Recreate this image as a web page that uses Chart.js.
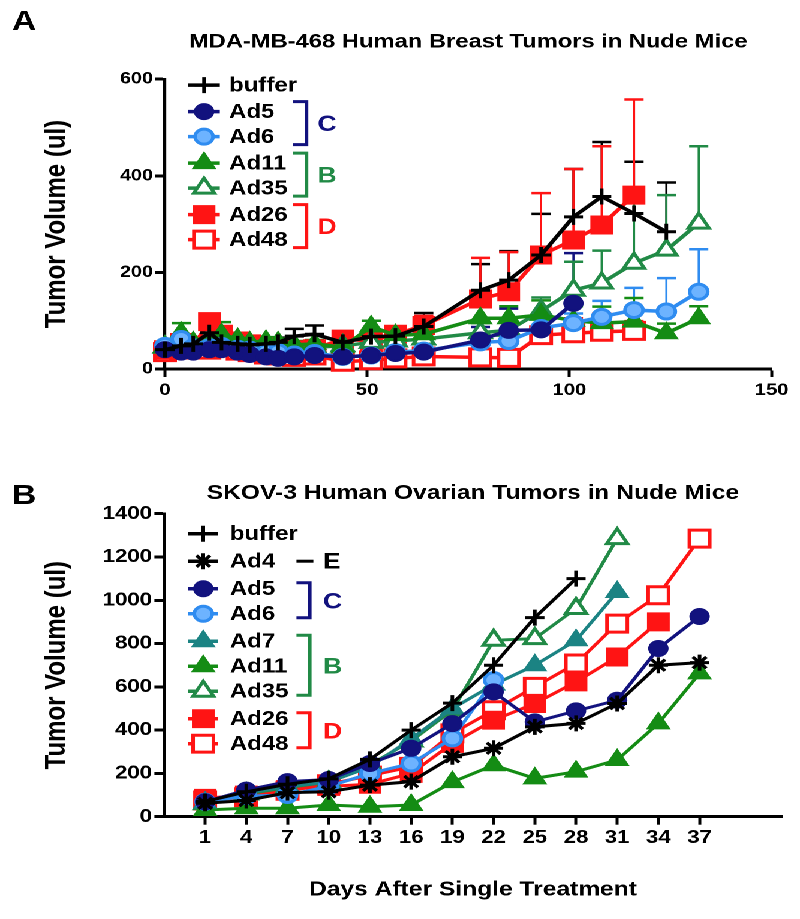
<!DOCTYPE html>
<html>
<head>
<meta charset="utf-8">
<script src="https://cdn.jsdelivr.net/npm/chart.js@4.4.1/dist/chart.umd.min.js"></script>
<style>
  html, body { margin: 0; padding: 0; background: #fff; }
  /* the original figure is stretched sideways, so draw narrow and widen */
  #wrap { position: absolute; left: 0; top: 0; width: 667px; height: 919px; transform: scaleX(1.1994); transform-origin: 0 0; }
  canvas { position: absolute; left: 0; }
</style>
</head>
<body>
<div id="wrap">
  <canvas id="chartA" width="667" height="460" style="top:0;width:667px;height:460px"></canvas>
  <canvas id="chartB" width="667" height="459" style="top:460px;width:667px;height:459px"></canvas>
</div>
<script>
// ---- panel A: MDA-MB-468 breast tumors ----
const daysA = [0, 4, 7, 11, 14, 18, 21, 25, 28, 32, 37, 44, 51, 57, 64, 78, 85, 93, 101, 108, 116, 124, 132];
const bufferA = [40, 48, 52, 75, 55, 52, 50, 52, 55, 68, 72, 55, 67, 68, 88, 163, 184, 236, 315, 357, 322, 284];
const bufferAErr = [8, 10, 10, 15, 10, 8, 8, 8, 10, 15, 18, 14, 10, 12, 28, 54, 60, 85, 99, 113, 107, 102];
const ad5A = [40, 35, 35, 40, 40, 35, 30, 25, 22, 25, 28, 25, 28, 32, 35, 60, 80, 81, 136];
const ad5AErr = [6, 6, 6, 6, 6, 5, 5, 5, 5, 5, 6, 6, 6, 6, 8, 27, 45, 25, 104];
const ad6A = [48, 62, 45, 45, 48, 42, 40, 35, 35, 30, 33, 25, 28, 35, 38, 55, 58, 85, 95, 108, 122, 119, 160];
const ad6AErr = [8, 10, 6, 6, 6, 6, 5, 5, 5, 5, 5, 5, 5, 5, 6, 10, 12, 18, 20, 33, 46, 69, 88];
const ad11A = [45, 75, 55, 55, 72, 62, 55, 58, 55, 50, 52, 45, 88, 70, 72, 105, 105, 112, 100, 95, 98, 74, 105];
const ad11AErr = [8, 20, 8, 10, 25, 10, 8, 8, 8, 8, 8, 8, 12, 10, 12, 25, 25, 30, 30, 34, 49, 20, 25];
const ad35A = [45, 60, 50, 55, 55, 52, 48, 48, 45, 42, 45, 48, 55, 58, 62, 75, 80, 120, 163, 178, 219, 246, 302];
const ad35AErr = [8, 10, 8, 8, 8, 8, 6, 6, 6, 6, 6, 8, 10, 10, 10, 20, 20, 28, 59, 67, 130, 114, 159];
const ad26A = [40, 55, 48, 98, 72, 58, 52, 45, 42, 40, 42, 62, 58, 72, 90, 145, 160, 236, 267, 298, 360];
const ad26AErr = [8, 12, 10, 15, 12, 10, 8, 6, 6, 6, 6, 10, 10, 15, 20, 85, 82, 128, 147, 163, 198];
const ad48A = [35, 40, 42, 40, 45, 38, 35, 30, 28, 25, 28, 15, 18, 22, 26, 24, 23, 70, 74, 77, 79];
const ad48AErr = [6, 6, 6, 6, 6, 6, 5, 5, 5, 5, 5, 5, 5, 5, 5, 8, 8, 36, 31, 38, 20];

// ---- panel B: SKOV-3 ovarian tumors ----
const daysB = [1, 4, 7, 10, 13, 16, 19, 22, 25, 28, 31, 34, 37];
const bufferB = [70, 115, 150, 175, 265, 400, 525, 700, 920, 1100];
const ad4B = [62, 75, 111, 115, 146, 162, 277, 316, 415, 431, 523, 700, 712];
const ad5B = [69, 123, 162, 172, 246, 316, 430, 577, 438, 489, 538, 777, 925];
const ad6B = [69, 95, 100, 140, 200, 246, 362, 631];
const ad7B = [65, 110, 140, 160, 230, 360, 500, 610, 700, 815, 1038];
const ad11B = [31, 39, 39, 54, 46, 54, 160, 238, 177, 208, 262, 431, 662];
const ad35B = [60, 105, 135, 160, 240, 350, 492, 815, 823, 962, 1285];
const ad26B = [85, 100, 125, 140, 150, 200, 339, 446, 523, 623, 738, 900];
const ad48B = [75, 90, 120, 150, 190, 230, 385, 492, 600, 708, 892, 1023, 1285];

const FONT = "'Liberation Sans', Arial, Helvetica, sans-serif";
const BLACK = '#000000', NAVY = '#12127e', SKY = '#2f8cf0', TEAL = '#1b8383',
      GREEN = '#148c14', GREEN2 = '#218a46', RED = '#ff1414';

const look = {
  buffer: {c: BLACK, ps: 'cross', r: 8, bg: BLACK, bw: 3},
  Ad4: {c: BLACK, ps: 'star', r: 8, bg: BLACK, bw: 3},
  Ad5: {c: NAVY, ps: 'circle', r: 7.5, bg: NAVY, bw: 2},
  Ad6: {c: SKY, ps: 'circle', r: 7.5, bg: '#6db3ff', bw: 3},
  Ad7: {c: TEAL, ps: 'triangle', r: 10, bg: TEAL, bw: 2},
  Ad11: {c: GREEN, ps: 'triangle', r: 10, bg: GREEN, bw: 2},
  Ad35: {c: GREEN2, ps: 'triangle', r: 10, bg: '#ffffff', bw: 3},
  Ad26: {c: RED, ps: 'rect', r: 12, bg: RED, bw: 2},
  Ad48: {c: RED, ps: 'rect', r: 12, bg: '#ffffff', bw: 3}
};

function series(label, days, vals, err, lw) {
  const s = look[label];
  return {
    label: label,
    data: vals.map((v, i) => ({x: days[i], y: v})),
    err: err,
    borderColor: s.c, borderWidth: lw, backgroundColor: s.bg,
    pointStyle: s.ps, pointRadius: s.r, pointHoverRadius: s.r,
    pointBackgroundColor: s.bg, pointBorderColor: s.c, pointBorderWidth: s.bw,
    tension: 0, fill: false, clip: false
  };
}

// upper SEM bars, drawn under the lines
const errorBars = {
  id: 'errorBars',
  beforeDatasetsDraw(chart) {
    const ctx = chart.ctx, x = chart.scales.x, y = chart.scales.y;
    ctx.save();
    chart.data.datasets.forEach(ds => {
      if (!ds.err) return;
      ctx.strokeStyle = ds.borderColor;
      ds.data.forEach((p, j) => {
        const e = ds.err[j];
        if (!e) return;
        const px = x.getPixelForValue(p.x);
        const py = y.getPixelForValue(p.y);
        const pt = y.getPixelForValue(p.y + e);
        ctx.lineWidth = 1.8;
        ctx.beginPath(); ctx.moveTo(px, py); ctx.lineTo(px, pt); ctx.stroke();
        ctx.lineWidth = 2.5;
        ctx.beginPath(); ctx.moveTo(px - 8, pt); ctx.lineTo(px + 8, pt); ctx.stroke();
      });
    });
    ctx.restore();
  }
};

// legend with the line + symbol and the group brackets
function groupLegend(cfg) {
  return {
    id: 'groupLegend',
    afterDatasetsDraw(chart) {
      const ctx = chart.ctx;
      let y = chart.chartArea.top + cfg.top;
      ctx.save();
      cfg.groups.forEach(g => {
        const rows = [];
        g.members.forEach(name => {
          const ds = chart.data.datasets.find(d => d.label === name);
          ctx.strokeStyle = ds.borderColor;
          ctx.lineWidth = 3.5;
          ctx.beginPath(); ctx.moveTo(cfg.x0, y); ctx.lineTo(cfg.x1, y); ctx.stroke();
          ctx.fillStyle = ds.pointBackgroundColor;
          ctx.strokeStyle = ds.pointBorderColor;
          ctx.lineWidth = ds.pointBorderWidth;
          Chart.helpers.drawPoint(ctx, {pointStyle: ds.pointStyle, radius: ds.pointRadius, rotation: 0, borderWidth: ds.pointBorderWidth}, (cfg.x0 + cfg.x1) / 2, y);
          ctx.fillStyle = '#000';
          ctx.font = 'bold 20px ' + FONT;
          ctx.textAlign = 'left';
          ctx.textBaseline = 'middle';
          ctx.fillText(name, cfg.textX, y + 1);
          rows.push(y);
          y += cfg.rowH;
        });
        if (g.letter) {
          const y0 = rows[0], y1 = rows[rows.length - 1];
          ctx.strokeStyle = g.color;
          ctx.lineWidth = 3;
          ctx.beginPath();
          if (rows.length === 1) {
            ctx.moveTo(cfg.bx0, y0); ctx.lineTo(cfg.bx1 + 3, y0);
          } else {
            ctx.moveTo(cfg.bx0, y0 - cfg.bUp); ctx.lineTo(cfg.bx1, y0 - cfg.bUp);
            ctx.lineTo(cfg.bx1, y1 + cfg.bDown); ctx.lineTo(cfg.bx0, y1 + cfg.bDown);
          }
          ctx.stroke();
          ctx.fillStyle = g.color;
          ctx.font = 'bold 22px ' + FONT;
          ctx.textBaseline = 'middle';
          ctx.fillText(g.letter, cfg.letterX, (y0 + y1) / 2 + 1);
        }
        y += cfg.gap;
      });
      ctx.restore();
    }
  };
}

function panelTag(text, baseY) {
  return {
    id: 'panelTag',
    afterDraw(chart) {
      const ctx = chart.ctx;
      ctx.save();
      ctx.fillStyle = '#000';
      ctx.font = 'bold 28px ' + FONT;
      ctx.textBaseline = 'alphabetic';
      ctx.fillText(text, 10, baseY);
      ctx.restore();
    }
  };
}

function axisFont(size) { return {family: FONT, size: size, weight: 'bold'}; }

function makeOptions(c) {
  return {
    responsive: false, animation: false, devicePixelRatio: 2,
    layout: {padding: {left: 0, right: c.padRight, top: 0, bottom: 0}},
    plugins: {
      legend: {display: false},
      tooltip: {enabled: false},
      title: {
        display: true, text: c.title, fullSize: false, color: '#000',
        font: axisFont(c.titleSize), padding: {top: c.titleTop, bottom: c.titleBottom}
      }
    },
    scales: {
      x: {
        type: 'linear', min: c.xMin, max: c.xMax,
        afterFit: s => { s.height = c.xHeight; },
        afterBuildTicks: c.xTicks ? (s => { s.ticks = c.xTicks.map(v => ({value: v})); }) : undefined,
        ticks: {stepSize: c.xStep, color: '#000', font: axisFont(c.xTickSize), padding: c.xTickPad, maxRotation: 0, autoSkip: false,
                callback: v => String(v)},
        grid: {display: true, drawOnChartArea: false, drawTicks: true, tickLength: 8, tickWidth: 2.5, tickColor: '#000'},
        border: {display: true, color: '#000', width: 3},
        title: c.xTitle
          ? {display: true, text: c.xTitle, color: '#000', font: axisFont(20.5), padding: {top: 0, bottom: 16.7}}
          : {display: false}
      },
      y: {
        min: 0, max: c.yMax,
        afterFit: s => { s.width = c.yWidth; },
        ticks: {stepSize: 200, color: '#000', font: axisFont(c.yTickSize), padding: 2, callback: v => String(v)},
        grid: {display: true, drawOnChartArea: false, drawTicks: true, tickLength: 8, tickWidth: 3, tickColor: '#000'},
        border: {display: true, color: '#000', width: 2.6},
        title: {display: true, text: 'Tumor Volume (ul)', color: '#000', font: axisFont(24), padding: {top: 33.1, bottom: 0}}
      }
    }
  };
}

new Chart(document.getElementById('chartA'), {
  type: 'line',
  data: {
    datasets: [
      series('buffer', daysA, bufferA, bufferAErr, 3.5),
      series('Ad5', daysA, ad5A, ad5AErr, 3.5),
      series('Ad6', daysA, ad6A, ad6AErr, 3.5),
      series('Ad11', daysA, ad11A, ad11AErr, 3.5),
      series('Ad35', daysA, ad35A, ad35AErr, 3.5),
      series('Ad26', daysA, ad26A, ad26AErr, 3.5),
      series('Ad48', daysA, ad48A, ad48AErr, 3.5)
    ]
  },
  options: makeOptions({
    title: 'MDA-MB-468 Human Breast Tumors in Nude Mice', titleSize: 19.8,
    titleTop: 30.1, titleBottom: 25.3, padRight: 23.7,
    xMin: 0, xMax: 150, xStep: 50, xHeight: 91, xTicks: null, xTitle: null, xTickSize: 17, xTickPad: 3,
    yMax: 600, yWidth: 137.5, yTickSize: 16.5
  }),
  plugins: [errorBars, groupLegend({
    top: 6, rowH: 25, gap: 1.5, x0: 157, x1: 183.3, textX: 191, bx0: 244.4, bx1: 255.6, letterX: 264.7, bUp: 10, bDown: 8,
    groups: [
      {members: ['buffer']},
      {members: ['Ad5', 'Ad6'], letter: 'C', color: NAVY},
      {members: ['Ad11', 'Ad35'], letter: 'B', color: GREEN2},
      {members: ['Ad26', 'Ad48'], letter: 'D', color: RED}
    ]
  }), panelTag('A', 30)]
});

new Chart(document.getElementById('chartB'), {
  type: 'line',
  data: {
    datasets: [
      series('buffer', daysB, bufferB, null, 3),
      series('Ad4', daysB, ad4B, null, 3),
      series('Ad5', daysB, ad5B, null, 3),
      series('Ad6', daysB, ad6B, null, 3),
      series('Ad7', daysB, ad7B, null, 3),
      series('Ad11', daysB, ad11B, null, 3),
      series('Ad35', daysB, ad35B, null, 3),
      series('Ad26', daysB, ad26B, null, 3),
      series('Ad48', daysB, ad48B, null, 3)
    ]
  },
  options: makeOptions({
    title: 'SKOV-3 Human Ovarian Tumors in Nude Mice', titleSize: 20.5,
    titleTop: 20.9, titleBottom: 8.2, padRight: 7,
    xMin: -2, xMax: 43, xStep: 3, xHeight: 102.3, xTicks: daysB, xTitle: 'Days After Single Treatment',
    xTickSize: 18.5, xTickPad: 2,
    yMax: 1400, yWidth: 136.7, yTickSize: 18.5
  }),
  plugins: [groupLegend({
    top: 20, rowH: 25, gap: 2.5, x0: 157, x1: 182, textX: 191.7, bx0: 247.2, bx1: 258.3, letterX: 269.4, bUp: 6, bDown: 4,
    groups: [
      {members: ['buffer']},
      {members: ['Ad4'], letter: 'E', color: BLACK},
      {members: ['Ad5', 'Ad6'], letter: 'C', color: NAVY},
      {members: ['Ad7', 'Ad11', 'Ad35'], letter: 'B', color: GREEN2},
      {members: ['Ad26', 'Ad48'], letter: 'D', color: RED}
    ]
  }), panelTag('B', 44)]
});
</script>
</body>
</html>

▬▬▬▬▬▬▬▬▬▬

Write out each line of the listing above, exactly, from its first line to the line holding "31, 38, 20];", inclusive. Skip the pictures.

Recreate this image as a web page that uses Chart.js.
<!DOCTYPE html>
<html>
<head>
<meta charset="utf-8">
<script src="https://cdn.jsdelivr.net/npm/chart.js@4.4.1/dist/chart.umd.min.js"></script>
<style>
  html, body { margin: 0; padding: 0; background: #fff; }
  /* the original figure is stretched sideways, so draw narrow and widen */
  #wrap { position: absolute; left: 0; top: 0; width: 667px; height: 919px; transform: scaleX(1.1994); transform-origin: 0 0; }
  canvas { position: absolute; left: 0; }
</style>
</head>
<body>
<div id="wrap">
  <canvas id="chartA" width="667" height="460" style="top:0;width:667px;height:460px"></canvas>
  <canvas id="chartB" width="667" height="459" style="top:460px;width:667px;height:459px"></canvas>
</div>
<script>
// ---- panel A: MDA-MB-468 breast tumors ----
const daysA = [0, 4, 7, 11, 14, 18, 21, 25, 28, 32, 37, 44, 51, 57, 64, 78, 85, 93, 101, 108, 116, 124, 132];
const bufferA = [40, 48, 52, 75, 55, 52, 50, 52, 55, 68, 72, 55, 67, 68, 88, 163, 184, 236, 315, 357, 322, 284];
const bufferAErr = [8, 10, 10, 15, 10, 8, 8, 8, 10, 15, 18, 14, 10, 12, 28, 54, 60, 85, 99, 113, 107, 102];
const ad5A = [40, 35, 35, 40, 40, 35, 30, 25, 22, 25, 28, 25, 28, 32, 35, 60, 80, 81, 136];
const ad5AErr = [6, 6, 6, 6, 6, 5, 5, 5, 5, 5, 6, 6, 6, 6, 8, 27, 45, 25, 104];
const ad6A = [48, 62, 45, 45, 48, 42, 40, 35, 35, 30, 33, 25, 28, 35, 38, 55, 58, 85, 95, 108, 122, 119, 160];
const ad6AErr = [8, 10, 6, 6, 6, 6, 5, 5, 5, 5, 5, 5, 5, 5, 6, 10, 12, 18, 20, 33, 46, 69, 88];
const ad11A = [45, 75, 55, 55, 72, 62, 55, 58, 55, 50, 52, 45, 88, 70, 72, 105, 105, 112, 100, 95, 98, 74, 105];
const ad11AErr = [8, 20, 8, 10, 25, 10, 8, 8, 8, 8, 8, 8, 12, 10, 12, 25, 25, 30, 30, 34, 49, 20, 25];
const ad35A = [45, 60, 50, 55, 55, 52, 48, 48, 45, 42, 45, 48, 55, 58, 62, 75, 80, 120, 163, 178, 219, 246, 302];
const ad35AErr = [8, 10, 8, 8, 8, 8, 6, 6, 6, 6, 6, 8, 10, 10, 10, 20, 20, 28, 59, 67, 130, 114, 159];
const ad26A = [40, 55, 48, 98, 72, 58, 52, 45, 42, 40, 42, 62, 58, 72, 90, 145, 160, 236, 267, 298, 360];
const ad26AErr = [8, 12, 10, 15, 12, 10, 8, 6, 6, 6, 6, 10, 10, 15, 20, 85, 82, 128, 147, 163, 198];
const ad48A = [35, 40, 42, 40, 45, 38, 35, 30, 28, 25, 28, 15, 18, 22, 26, 24, 23, 70, 74, 77, 79];
const ad48AErr = [6, 6, 6, 6, 6, 6, 5, 5, 5, 5, 5, 5, 5, 5, 5, 8, 8, 36, 31, 38, 20];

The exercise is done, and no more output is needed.